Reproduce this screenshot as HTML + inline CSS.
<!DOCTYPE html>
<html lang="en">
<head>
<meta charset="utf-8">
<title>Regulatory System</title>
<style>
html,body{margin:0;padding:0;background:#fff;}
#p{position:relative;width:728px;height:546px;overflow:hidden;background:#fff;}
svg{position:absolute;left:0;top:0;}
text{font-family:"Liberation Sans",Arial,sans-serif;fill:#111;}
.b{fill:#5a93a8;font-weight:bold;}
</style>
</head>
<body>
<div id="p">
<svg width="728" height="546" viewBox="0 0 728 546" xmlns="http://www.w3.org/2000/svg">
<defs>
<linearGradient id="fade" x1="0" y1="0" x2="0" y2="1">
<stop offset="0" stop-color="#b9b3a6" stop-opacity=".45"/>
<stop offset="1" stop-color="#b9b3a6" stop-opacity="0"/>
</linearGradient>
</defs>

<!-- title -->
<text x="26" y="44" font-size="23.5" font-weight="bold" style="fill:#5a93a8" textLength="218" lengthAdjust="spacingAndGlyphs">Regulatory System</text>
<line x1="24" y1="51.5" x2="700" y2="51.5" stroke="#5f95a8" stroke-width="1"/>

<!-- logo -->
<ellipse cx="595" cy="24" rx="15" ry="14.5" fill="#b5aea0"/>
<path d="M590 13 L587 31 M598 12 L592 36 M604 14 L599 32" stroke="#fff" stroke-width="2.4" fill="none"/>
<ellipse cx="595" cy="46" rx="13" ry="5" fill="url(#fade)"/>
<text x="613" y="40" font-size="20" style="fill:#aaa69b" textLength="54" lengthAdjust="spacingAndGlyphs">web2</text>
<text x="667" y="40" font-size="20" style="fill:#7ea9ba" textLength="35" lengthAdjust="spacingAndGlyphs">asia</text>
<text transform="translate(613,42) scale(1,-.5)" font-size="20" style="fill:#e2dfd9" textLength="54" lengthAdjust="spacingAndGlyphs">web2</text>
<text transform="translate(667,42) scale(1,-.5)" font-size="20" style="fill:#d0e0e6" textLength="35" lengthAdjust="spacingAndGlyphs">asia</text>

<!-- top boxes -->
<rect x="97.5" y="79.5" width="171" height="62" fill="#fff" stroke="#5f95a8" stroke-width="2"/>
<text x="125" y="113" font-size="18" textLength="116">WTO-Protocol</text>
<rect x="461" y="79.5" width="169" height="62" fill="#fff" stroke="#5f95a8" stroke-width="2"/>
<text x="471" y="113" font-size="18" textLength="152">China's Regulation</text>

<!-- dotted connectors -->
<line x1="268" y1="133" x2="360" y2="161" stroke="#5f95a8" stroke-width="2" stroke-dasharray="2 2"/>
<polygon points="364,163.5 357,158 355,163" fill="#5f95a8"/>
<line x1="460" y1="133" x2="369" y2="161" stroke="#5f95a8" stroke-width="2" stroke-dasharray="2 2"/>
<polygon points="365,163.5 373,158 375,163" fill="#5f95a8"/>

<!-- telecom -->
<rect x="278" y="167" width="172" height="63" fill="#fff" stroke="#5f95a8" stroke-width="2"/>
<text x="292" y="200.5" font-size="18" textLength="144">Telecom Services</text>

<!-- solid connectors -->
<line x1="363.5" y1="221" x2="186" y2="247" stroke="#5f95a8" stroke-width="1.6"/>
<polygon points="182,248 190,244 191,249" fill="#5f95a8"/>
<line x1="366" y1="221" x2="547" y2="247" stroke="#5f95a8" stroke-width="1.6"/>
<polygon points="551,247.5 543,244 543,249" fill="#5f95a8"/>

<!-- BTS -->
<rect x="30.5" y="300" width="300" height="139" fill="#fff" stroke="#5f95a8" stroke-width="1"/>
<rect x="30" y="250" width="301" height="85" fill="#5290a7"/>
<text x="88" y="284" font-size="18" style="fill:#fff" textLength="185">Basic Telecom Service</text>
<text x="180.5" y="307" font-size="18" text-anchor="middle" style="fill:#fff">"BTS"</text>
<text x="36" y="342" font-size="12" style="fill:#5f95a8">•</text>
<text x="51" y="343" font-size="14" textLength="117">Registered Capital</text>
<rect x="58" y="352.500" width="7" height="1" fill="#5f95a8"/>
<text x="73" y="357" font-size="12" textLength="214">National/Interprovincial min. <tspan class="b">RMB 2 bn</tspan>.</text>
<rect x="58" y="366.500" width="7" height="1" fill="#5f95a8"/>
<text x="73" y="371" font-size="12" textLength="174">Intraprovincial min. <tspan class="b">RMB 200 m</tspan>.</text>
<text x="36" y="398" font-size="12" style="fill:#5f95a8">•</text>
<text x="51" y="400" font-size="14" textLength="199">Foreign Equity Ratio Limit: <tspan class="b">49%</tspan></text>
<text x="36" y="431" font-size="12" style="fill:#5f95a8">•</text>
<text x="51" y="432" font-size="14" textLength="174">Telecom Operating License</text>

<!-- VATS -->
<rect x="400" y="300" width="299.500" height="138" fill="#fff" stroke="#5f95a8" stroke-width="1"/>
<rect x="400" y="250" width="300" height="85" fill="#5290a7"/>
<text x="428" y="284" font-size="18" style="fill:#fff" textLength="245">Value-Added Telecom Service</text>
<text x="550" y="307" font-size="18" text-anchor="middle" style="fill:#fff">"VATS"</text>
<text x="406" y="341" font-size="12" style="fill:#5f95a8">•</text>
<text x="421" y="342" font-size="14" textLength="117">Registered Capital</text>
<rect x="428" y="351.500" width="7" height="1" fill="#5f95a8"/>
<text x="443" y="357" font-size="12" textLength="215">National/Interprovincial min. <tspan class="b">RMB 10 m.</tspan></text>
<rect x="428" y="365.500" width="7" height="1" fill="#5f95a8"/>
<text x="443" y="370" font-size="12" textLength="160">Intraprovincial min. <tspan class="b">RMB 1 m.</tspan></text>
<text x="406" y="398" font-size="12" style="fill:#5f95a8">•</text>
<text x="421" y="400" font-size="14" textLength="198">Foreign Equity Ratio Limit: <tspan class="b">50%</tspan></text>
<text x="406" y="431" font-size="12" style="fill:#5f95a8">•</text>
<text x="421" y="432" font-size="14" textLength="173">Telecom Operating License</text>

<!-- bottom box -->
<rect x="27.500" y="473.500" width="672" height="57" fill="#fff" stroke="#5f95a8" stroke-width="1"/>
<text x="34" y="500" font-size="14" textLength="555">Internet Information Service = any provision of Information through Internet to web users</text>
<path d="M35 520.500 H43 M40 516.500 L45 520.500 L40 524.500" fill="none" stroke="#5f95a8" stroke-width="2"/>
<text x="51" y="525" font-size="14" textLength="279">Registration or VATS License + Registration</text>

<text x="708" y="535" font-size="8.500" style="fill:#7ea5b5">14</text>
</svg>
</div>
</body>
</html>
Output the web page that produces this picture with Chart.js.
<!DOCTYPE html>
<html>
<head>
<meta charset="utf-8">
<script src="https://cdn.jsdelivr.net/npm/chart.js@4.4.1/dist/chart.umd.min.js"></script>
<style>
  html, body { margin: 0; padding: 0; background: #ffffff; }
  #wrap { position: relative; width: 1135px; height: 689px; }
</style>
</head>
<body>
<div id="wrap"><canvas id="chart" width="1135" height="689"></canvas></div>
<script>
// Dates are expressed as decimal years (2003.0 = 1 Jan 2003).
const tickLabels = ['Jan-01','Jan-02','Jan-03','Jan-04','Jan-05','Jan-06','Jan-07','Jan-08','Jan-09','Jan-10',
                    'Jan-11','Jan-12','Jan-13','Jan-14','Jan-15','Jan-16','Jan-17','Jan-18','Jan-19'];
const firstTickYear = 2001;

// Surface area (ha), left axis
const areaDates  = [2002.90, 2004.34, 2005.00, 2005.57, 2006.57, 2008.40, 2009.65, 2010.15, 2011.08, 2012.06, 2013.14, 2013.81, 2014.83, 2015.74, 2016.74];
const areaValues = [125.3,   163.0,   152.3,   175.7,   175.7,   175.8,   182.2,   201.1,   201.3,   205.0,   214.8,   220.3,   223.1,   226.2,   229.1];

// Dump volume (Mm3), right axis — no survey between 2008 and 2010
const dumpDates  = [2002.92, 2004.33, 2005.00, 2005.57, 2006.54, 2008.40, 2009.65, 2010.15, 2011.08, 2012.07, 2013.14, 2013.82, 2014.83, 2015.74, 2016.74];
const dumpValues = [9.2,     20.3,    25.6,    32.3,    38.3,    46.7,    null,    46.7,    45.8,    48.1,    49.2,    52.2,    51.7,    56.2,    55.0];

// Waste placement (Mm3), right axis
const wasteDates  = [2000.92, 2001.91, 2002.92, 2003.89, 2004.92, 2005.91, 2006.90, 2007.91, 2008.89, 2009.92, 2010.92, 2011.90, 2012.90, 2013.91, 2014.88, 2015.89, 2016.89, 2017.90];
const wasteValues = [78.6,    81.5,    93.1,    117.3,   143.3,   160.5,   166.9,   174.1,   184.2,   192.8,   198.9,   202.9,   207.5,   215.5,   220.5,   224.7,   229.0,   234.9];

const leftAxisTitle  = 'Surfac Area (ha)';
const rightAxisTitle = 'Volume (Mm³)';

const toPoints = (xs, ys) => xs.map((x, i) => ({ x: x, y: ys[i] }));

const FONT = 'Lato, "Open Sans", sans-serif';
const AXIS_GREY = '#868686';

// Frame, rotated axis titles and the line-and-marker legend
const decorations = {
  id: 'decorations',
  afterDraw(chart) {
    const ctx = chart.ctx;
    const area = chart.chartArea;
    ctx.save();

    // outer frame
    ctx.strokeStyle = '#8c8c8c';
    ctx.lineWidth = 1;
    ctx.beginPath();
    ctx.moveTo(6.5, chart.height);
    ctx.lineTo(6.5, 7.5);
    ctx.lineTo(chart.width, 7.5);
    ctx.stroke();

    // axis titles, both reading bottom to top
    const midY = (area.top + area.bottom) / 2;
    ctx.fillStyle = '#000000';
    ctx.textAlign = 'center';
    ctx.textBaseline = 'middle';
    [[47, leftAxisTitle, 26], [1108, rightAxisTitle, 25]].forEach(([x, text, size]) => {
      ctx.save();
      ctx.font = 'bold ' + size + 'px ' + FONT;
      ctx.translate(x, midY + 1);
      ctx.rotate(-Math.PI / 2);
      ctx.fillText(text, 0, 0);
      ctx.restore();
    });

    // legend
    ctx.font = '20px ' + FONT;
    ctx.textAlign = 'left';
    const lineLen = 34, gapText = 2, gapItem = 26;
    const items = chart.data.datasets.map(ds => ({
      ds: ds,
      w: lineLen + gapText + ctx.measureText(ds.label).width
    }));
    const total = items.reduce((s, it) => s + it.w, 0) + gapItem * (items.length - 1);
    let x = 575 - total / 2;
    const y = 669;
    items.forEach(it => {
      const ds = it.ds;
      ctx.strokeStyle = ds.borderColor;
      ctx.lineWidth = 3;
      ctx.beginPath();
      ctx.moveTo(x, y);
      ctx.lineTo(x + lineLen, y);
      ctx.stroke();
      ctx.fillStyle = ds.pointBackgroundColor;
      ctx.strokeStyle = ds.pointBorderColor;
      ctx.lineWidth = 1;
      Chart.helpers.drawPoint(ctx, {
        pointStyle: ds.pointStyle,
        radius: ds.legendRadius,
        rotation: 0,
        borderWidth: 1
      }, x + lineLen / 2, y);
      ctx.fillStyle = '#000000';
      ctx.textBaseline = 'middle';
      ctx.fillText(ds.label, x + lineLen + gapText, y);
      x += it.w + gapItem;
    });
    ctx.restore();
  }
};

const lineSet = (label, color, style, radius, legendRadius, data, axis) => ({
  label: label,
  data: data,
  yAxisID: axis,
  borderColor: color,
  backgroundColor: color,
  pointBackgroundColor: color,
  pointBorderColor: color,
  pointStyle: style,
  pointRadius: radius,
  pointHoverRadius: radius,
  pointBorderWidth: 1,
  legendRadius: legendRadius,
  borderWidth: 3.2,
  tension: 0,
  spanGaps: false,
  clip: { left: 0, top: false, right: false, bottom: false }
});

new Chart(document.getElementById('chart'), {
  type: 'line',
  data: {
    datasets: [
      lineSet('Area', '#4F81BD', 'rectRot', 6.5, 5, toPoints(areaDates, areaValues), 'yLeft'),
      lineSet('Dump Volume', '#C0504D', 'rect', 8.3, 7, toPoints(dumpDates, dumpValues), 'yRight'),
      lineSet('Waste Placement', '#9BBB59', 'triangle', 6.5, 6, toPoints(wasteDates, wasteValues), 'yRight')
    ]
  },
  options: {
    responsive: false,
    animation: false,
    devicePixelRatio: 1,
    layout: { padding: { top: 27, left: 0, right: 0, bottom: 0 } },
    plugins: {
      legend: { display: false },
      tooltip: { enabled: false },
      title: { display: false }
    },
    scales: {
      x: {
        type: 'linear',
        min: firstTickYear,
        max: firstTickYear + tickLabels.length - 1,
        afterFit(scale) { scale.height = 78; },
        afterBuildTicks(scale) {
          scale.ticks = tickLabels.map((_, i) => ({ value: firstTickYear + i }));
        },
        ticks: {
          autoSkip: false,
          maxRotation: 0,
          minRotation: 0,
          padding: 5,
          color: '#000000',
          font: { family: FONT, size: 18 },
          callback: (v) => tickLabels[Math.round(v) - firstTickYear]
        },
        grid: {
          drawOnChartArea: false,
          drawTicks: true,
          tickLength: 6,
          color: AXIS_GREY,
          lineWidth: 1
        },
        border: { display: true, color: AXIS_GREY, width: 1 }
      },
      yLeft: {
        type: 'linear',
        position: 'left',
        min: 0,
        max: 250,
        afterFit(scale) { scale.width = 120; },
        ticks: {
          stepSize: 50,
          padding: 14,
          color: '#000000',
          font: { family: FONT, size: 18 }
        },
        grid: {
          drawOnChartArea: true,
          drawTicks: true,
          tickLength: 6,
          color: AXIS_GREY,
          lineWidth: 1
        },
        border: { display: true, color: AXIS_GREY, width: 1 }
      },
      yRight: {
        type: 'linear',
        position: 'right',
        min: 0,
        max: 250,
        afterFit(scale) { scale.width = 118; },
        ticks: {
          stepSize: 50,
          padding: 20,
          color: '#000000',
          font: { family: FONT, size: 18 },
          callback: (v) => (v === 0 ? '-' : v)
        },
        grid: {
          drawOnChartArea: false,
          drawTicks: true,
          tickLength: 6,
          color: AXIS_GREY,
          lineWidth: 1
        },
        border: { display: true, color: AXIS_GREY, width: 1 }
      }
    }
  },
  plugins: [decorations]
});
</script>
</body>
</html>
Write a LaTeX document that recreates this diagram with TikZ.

=======

What you need to do: All lines in the listing above from the line containing "Output the web" to the line containing "const AXIS_GREY = '#868686';", inclusive, should be retyped exactly; no other lines should appear.

Problem solution:
Output the web page that produces this picture with Chart.js.
<!DOCTYPE html>
<html>
<head>
<meta charset="utf-8">
<script src="https://cdn.jsdelivr.net/npm/chart.js@4.4.1/dist/chart.umd.min.js"></script>
<style>
  html, body { margin: 0; padding: 0; background: #ffffff; }
  #wrap { position: relative; width: 1135px; height: 689px; }
</style>
</head>
<body>
<div id="wrap"><canvas id="chart" width="1135" height="689"></canvas></div>
<script>
// Dates are expressed as decimal years (2003.0 = 1 Jan 2003).
const tickLabels = ['Jan-01','Jan-02','Jan-03','Jan-04','Jan-05','Jan-06','Jan-07','Jan-08','Jan-09','Jan-10',
                    'Jan-11','Jan-12','Jan-13','Jan-14','Jan-15','Jan-16','Jan-17','Jan-18','Jan-19'];
const firstTickYear = 2001;

// Surface area (ha), left axis
const areaDates  = [2002.90, 2004.34, 2005.00, 2005.57, 2006.57, 2008.40, 2009.65, 2010.15, 2011.08, 2012.06, 2013.14, 2013.81, 2014.83, 2015.74, 2016.74];
const areaValues = [125.3,   163.0,   152.3,   175.7,   175.7,   175.8,   182.2,   201.1,   201.3,   205.0,   214.8,   220.3,   223.1,   226.2,   229.1];

// Dump volume (Mm3), right axis — no survey between 2008 and 2010
const dumpDates  = [2002.92, 2004.33, 2005.00, 2005.57, 2006.54, 2008.40, 2009.65, 2010.15, 2011.08, 2012.07, 2013.14, 2013.82, 2014.83, 2015.74, 2016.74];
const dumpValues = [9.2,     20.3,    25.6,    32.3,    38.3,    46.7,    null,    46.7,    45.8,    48.1,    49.2,    52.2,    51.7,    56.2,    55.0];

// Waste placement (Mm3), right axis
const wasteDates  = [2000.92, 2001.91, 2002.92, 2003.89, 2004.92, 2005.91, 2006.90, 2007.91, 2008.89, 2009.92, 2010.92, 2011.90, 2012.90, 2013.91, 2014.88, 2015.89, 2016.89, 2017.90];
const wasteValues = [78.6,    81.5,    93.1,    117.3,   143.3,   160.5,   166.9,   174.1,   184.2,   192.8,   198.9,   202.9,   207.5,   215.5,   220.5,   224.7,   229.0,   234.9];

const leftAxisTitle  = 'Surfac Area (ha)';
const rightAxisTitle = 'Volume (Mm³)';

const toPoints = (xs, ys) => xs.map((x, i) => ({ x: x, y: ys[i] }));

const FONT = 'Lato, "Open Sans", sans-serif';
const AXIS_GREY = '#868686';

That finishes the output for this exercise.